> [Problem requirements] Copy every line from the material below that holds "drawn".

*** Given information ***

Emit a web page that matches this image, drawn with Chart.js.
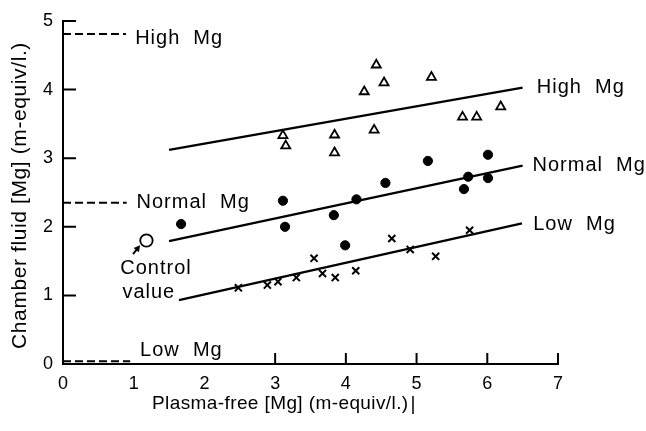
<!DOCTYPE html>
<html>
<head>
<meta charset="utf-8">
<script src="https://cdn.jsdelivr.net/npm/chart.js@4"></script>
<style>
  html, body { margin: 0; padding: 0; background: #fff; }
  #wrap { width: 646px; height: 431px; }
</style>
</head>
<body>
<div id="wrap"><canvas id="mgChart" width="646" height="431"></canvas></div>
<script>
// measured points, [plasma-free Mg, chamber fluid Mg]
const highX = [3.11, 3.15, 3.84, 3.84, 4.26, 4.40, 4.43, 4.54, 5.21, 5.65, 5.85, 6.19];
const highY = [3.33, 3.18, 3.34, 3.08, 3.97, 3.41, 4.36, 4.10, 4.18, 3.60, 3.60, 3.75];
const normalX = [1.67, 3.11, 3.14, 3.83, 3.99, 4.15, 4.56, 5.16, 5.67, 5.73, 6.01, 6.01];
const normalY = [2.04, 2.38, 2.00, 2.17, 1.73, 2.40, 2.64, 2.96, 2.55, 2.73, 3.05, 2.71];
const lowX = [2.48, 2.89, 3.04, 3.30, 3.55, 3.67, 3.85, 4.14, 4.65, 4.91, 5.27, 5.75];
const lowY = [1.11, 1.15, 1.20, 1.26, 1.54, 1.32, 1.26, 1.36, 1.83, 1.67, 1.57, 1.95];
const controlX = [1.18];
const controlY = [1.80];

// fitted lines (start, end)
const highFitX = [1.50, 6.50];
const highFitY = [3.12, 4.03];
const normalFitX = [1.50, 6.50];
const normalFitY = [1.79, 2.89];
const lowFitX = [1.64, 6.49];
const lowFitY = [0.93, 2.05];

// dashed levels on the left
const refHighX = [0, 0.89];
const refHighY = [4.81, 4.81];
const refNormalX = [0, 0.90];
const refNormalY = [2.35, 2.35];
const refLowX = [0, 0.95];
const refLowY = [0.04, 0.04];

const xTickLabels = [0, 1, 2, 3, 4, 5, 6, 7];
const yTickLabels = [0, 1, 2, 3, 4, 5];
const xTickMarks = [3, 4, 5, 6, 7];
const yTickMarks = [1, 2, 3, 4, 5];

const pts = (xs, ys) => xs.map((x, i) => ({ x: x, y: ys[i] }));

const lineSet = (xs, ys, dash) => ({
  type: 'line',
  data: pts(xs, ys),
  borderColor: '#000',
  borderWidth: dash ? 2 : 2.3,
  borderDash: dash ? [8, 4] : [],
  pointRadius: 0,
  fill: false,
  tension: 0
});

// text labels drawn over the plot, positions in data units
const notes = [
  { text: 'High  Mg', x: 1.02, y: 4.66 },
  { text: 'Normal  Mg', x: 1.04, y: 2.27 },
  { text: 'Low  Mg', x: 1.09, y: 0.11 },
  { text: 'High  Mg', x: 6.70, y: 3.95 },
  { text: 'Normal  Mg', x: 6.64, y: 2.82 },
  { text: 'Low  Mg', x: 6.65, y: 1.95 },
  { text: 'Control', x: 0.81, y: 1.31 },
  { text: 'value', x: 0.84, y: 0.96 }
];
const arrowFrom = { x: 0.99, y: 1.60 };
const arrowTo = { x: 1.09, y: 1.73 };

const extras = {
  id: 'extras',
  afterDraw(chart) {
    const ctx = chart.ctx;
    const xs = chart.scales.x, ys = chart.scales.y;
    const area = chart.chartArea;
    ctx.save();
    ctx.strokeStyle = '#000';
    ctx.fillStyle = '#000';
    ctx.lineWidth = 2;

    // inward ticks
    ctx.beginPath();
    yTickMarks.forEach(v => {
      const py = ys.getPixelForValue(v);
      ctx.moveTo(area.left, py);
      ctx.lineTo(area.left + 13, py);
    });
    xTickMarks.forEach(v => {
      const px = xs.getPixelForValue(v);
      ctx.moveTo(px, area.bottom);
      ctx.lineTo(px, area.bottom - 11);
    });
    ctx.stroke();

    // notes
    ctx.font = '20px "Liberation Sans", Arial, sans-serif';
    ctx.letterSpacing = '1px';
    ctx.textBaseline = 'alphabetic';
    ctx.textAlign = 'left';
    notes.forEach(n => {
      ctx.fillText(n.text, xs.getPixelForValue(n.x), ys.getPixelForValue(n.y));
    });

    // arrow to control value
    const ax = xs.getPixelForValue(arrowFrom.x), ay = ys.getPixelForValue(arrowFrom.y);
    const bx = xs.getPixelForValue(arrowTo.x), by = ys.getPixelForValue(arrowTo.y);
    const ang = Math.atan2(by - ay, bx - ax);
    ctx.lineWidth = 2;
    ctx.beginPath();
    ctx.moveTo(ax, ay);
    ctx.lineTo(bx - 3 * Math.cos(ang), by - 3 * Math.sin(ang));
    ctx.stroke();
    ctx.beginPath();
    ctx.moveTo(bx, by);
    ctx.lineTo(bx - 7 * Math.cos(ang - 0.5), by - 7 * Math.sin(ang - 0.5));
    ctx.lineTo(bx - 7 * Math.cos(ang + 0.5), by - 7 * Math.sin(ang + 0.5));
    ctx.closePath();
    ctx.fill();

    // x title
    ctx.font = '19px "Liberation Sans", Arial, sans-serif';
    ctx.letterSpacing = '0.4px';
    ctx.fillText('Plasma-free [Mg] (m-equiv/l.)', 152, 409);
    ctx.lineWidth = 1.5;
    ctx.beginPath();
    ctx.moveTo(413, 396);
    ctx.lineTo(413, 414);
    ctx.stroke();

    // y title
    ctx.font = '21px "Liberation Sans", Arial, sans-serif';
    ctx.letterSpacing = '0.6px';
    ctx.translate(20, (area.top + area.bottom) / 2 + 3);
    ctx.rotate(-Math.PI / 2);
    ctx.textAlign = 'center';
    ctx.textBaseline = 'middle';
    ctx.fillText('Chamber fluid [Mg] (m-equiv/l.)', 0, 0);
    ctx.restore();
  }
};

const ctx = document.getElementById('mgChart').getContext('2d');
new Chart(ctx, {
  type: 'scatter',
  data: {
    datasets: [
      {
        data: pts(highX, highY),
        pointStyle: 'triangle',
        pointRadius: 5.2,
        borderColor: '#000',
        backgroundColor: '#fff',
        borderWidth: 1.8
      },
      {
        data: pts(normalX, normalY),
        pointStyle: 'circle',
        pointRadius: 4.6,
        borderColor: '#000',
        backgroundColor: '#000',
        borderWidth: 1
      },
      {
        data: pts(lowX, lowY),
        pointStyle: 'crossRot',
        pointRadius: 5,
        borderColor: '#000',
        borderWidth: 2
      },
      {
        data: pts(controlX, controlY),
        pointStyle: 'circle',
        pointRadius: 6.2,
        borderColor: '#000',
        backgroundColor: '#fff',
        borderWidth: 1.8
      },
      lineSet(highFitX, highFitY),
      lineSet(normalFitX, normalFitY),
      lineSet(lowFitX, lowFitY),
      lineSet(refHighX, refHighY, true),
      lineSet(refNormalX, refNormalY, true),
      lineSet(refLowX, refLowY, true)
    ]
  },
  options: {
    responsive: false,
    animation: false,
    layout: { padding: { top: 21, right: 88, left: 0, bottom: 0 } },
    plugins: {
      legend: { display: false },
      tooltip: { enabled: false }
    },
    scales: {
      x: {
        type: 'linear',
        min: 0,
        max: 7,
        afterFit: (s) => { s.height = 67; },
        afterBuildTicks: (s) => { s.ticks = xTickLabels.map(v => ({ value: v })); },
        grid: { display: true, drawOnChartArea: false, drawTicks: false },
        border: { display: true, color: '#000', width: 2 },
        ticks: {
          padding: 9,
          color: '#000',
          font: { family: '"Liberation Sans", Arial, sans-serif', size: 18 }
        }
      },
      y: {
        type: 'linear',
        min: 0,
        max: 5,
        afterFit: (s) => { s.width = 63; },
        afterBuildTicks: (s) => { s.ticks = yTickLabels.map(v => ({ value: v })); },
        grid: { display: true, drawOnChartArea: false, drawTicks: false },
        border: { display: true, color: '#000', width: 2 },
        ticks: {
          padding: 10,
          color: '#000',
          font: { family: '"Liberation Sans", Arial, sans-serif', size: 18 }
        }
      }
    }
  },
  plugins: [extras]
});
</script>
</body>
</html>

***

> [Answer for the task]
Emit a web page that matches this image, drawn with Chart.js.
// text labels drawn over the plot, positions in data units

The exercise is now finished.